▶ **Instruction**: Give the data below again exactly as written, without its pictures.

:: Records for the task

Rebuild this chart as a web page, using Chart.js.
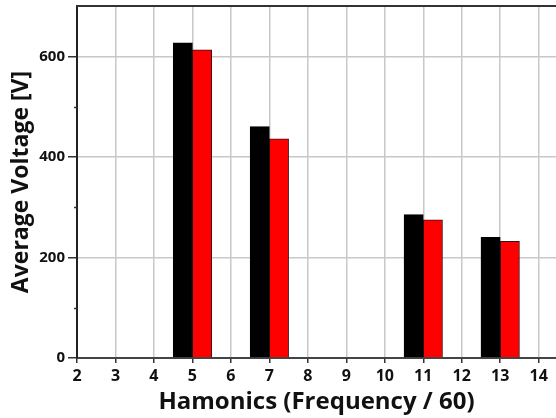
<!DOCTYPE html>
<html>
<head>
<meta charset="utf-8">
<script src="https://cdn.jsdelivr.net/npm/chart.js@4.4.1/dist/chart.umd.min.js"></script>
<style>
html,body{margin:0;padding:0;background:#fff;}
#wrap{width:556px;height:418px;}
</style>
</head>
<body>
<div id="wrap"><canvas id="c" width="556" height="418"></canvas></div>
<script>
const harmonics = [5, 7, 11, 13];
const seriesBlack = [627, 460, 285, 240];
const seriesRed = [613, 436, 275, 232];
const xTitle = 'Hamonics (Frequency / 60)';
const yTitle = 'Average Voltage [V]';

const FONT = '"Open Sans", "DejaVu Sans", sans-serif';

const frame = {
  id: 'frame',
  afterDraw(chart) {
    const ctx = chart.ctx, a = chart.chartArea, y = chart.scales.y;
    ctx.save();
    ctx.strokeStyle = '#333';
    ctx.lineWidth = 2;
    ctx.beginPath();
    ctx.moveTo(a.left - 1, a.top);
    ctx.lineTo(chart.width, a.top);
    ctx.stroke();
    ctx.lineWidth = 1.5;
    ctx.beginPath();
    for (let v = 100; v < 700; v += 200) {
      const py = Math.round(y.getPixelForValue(v)) + 0.5;
      ctx.moveTo(a.left - 3, py);
      ctx.lineTo(a.left, py);
    }
    ctx.stroke();
    ctx.restore();
  }
};

new Chart(document.getElementById('c'), {
  type: 'bar',
  data: {
    datasets: [
      {
        data: harmonics.map((h, i) => ({x: h, y: seriesBlack[i]})),
        backgroundColor: '#000000',
        borderColor: '#000000',
        borderWidth: 1,
        categoryPercentage: 1,
        barPercentage: 1
      },
      {
        data: harmonics.map((h, i) => ({x: h, y: seriesRed[i]})),
        backgroundColor: '#ff0000',
        borderColor: '#3a1010',
        borderWidth: 1,
        categoryPercentage: 1,
        barPercentage: 1
      }
    ]
  },
  options: {
    responsive: false,
    animation: false,
    layout: {padding: {top: 6, right: 0, left: 0, bottom: 0}},
    plugins: {legend: {display: false}, tooltip: {enabled: false}},
    scales: {
      x: {
        type: 'linear',
        offset: false,
        min: 2,
        max: 14.45,
        afterFit(s) { s.height = 60; s.paddingLeft = 0; s.paddingRight = 0; },
        ticks: {
          stepSize: 1,
          includeBounds: false,
          color: '#111',
          padding: 4,
          font: {family: FONT, size: 16, weight: 'bold'}
        },
        grid: {
          offset: false,
          color: '#c8c8c8',
          lineWidth: 1.5,
          tickLength: 5,
          tickColor: '#333',
          tickWidth: 1.5
        },
        border: {color: '#444', width: 2},
        title: {
          display: true,
          text: xTitle,
          color: '#111',
          padding: {top: 0, bottom: 1},
          font: {family: FONT, size: 24, weight: 'bold'}
        }
      },
      y: {
        min: 0,
        max: 700,
        afterFit(s) { s.width = 77; s.paddingTop = 0; s.paddingBottom = 0; },
        ticks: {
          stepSize: 200,
          includeBounds: false,
          color: '#111',
          padding: 3,
          font: {family: FONT, size: 15, weight: 'bold'}
        },
        grid: {
          color: '#c8c8c8',
          lineWidth: 1.5,
          tickLength: 9,
          tickColor: '#333',
          tickWidth: 1.5
        },
        border: {color: '#222', width: 2},
        title: {
          display: true,
          text: yTitle,
          color: '#111',
          padding: {top: 8, bottom: 0},
          font: {family: FONT, size: 23, weight: 'bold'}
        }
      }
    }
  },
  plugins: [frame]
});
</script>
</body>
</html>
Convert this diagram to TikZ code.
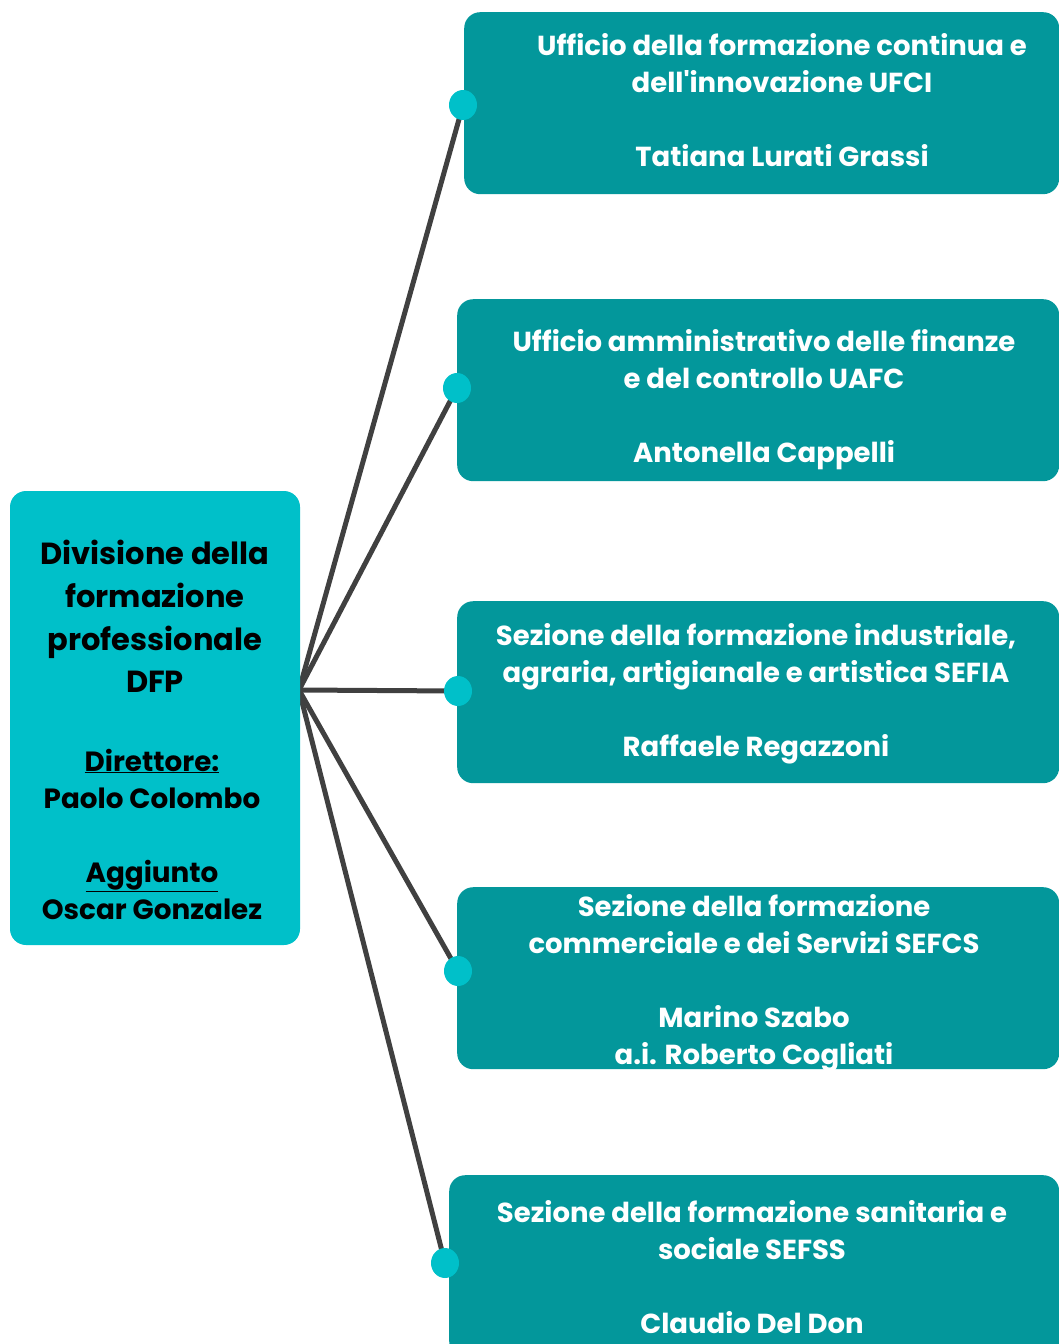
\documentclass[tikz,border=0pt]{standalone}
\usepackage{fontspec}
\newfontfamily\popfont{Poppins}
\usetikzlibrary{shapes.geometric,backgrounds}
\definecolor{cyanbox}{HTML}{00C0C9}
\definecolor{tealbox}{HTML}{03979B}
\definecolor{linegray}{HTML}{404040}
\tikzset{
  mainbox/.style={draw=none,fill=cyanbox,rounded corners=16pt,inner sep=0pt},
  unitbox/.style={draw=none,fill=tealbox,rounded corners=16pt,inner sep=0pt,minimum width=620pt,minimum height=182pt,anchor=north west},
  dot/.style={ellipse,fill=cyanbox,draw=none,minimum width=28pt,minimum height=30pt,inner sep=0pt},
  conn/.style={draw=linegray,line width=5pt},
  unittext/.style={text=white,font=\popfont\bfseries\fontsize{27.5}{37}\selectfont,align=center,inner sep=0pt},
  titletext/.style={text=black,font=\popfont\bfseries\fontsize{30.5}{42.7}\selectfont,align=center,inner sep=0pt},
  nametext/.style={text=black,font=\popfont\bfseries\fontsize{27.8}{37}\selectfont,align=center,inner sep=0pt}
}
\begin{document}
\begin{tikzpicture}[x=1pt,y=-1pt]
\useasboundingbox (0,0) rectangle (1059,1344);
\clip (0,0) rectangle (1059,1344);
% main box
\node[mainbox,minimum width=290pt,minimum height=454pt] (main) at (155,718) {};
\node[titletext] (maintitle) at (155,616.5) {Divisione della\\formazione\\professionale\\DFP};
\node[nametext] (mainnames) at (152,834) {\underline{Direttore:}\\Paolo Colombo\\[37pt]\underline{Aggiunto}\\Oscar Gonzalez};
% unit boxes
\node[unitbox,minimum width=595pt] (b1) at (464,12) {};
\node[unitbox,minimum width=602pt] (b2) at (457,299) {};
\node[unitbox,minimum width=602pt] (b3) at (457,601) {};
\node[unitbox,minimum width=602pt] (b4) at (457,887) {};
\node[unitbox,minimum width=610pt] (b5) at (449,1175) {};
% texts
\node[unittext] (t1) at (782,100) {Ufficio della formazione continua e\\dell'innovazione UFCI\\[37pt]Tatiana Lurati Grassi};
\node[unittext] (t2) at (764,399.5) {Ufficio amministrativo delle finanze\\e del controllo UAFC\\[37pt]Antonella Cappelli};
\node[unittext] (t3) at (756,694) {Sezione della formazione industriale,\\agraria, artigianale e artistica SEFIA\\[37pt]Raffaele Regazzoni};
\node[unittext] (t4) at (754,983.5) {Sezione della formazione\\commerciale e dei Servizi SEFCS\\[37pt]Marino Szabo\\a.i. Roberto Cogliati};
\node[unittext] (t5) at (752,1267.5) {Sezione della formazione sanitaria e\\sociale SEFSS\\[37pt]Claudio Del Don};
% dots
\node[dot] (d1) at (463,105) {};
\node[dot] (d2) at (457,388) {};
\node[dot] (d3) at (458,691) {};
\node[dot] (d4) at (458,971) {};
\node[dot] (d5) at (445,1263) {};
\coordinate (hub) at (299,690);
\begin{scope}[on background layer]
\draw[conn] (hub) -- (d1.center);
\draw[conn] (hub) -- (d2.center);
\draw[conn] (hub) -- (d3.center);
\draw[conn] (hub) -- (d4.center);
\draw[conn] (hub) -- (d5.center);
\end{scope}
\end{tikzpicture}
\end{document}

::::

▶ **Answer to this exercise**:
Rebuild this chart as a web page, using Chart.js.
<!DOCTYPE html>
<html>
<head>
<meta charset="utf-8">
<script src="https://cdn.jsdelivr.net/npm/chart.js@4.4.1/dist/chart.umd.min.js"></script>
<style>
html,body{margin:0;padding:0;background:#fff;}
#wrap{width:556px;height:418px;}
</style>
</head>
<body>
<div id="wrap"><canvas id="c" width="556" height="418"></canvas></div>
<script>
const harmonics = [5, 7, 11, 13];
const seriesBlack = [627, 460, 285, 240];
const seriesRed = [613, 436, 275, 232];
const xTitle = 'Hamonics (Frequency / 60)';
const yTitle = 'Average Voltage [V]';

const FONT = '"Open Sans", "DejaVu Sans", sans-serif';

const frame = {
  id: 'frame',
  afterDraw(chart) {
    const ctx = chart.ctx, a = chart.chartArea, y = chart.scales.y;
    ctx.save();
    ctx.strokeStyle = '#333';
    ctx.lineWidth = 2;
    ctx.beginPath();
    ctx.moveTo(a.left - 1, a.top);
    ctx.lineTo(chart.width, a.top);
    ctx.stroke();
    ctx.lineWidth = 1.5;
    ctx.beginPath();
    for (let v = 100; v < 700; v += 200) {
      const py = Math.round(y.getPixelForValue(v)) + 0.5;
      ctx.moveTo(a.left - 3, py);
      ctx.lineTo(a.left, py);
    }
    ctx.stroke();
    ctx.restore();
  }
};

new Chart(document.getElementById('c'), {
  type: 'bar',
  data: {
    datasets: [
      {
        data: harmonics.map((h, i) => ({x: h, y: seriesBlack[i]})),
        backgroundColor: '#000000',
        borderColor: '#000000',
        borderWidth: 1,
        categoryPercentage: 1,
        barPercentage: 1
      },
      {
        data: harmonics.map((h, i) => ({x: h, y: seriesRed[i]})),
        backgroundColor: '#ff0000',
        borderColor: '#3a1010',
        borderWidth: 1,
        categoryPercentage: 1,
        barPercentage: 1
      }
    ]
  },
  options: {
    responsive: false,
    animation: false,
    layout: {padding: {top: 6, right: 0, left: 0, bottom: 0}},
    plugins: {legend: {display: false}, tooltip: {enabled: false}},
    scales: {
      x: {
        type: 'linear',
        offset: false,
        min: 2,
        max: 14.45,
        afterFit(s) { s.height = 60; s.paddingLeft = 0; s.paddingRight = 0; },
        ticks: {
          stepSize: 1,
          includeBounds: false,
          color: '#111',
          padding: 4,
          font: {family: FONT, size: 16, weight: 'bold'}
        },
        grid: {
          offset: false,
          color: '#c8c8c8',
          lineWidth: 1.5,
          tickLength: 5,
          tickColor: '#333',
          tickWidth: 1.5
        },
        border: {color: '#444', width: 2},
        title: {
          display: true,
          text: xTitle,
          color: '#111',
          padding: {top: 0, bottom: 1},
          font: {family: FONT, size: 24, weight: 'bold'}
        }
      },
      y: {
        min: 0,
        max: 700,
        afterFit(s) { s.width = 77; s.paddingTop = 0; s.paddingBottom = 0; },
        ticks: {
          stepSize: 200,
          includeBounds: false,
          color: '#111',
          padding: 3,
          font: {family: FONT, size: 15, weight: 'bold'}
        },
        grid: {
          color: '#c8c8c8',
          lineWidth: 1.5,
          tickLength: 9,
          tickColor: '#333',
          tickWidth: 1.5
        },
        border: {color: '#222', width: 2},
        title: {
          display: true,
          text: yTitle,
          color: '#111',
          padding: {top: 8, bottom: 0},
          font: {family: FONT, size: 23, weight: 'bold'}
        }
      }
    }
  },
  plugins: [frame]
});
</script>
</body>
</html>
Convert this diagram to TikZ code.
\documentclass[tikz,border=0pt]{standalone}
\usepackage{fontspec}
\newfontfamily\popfont{Poppins}
\usetikzlibrary{shapes.geometric,backgrounds}
\definecolor{cyanbox}{HTML}{00C0C9}
\definecolor{tealbox}{HTML}{03979B}
\definecolor{linegray}{HTML}{404040}
\tikzset{
  mainbox/.style={draw=none,fill=cyanbox,rounded corners=16pt,inner sep=0pt},
  unitbox/.style={draw=none,fill=tealbox,rounded corners=16pt,inner sep=0pt,minimum width=620pt,minimum height=182pt,anchor=north west},
  dot/.style={ellipse,fill=cyanbox,draw=none,minimum width=28pt,minimum height=30pt,inner sep=0pt},
  conn/.style={draw=linegray,line width=5pt},
  unittext/.style={text=white,font=\popfont\bfseries\fontsize{27.5}{37}\selectfont,align=center,inner sep=0pt},
  titletext/.style={text=black,font=\popfont\bfseries\fontsize{30.5}{42.7}\selectfont,align=center,inner sep=0pt},
  nametext/.style={text=black,font=\popfont\bfseries\fontsize{27.8}{37}\selectfont,align=center,inner sep=0pt}
}
\begin{document}
\begin{tikzpicture}[x=1pt,y=-1pt]
\useasboundingbox (0,0) rectangle (1059,1344);
\clip (0,0) rectangle (1059,1344);
% main box
\node[mainbox,minimum width=290pt,minimum height=454pt] (main) at (155,718) {};
\node[titletext] (maintitle) at (155,616.5) {Divisione della\\formazione\\professionale\\DFP};
\node[nametext] (mainnames) at (152,834) {\underline{Direttore:}\\Paolo Colombo\\[37pt]\underline{Aggiunto}\\Oscar Gonzalez};
% unit boxes
\node[unitbox,minimum width=595pt] (b1) at (464,12) {};
\node[unitbox,minimum width=602pt] (b2) at (457,299) {};
\node[unitbox,minimum width=602pt] (b3) at (457,601) {};
\node[unitbox,minimum width=602pt] (b4) at (457,887) {};
\node[unitbox,minimum width=610pt] (b5) at (449,1175) {};
% texts
\node[unittext] (t1) at (782,100) {Ufficio della formazione continua e\\dell'innovazione UFCI\\[37pt]Tatiana Lurati Grassi};
\node[unittext] (t2) at (764,399.5) {Ufficio amministrativo delle finanze\\e del controllo UAFC\\[37pt]Antonella Cappelli};
\node[unittext] (t3) at (756,694) {Sezione della formazione industriale,\\agraria, artigianale e artistica SEFIA\\[37pt]Raffaele Regazzoni};
\node[unittext] (t4) at (754,983.5) {Sezione della formazione\\commerciale e dei Servizi SEFCS\\[37pt]Marino Szabo\\a.i. Roberto Cogliati};
\node[unittext] (t5) at (752,1267.5) {Sezione della formazione sanitaria e\\sociale SEFSS\\[37pt]Claudio Del Don};
% dots
\node[dot] (d1) at (463,105) {};
\node[dot] (d2) at (457,388) {};
\node[dot] (d3) at (458,691) {};
\node[dot] (d4) at (458,971) {};
\node[dot] (d5) at (445,1263) {};
\coordinate (hub) at (299,690);
\begin{scope}[on background layer]
\draw[conn] (hub) -- (d1.center);
\draw[conn] (hub) -- (d2.center);
\draw[conn] (hub) -- (d3.center);
\draw[conn] (hub) -- (d4.center);
\draw[conn] (hub) -- (d5.center);
\end{scope}
\end{tikzpicture}
\end{document}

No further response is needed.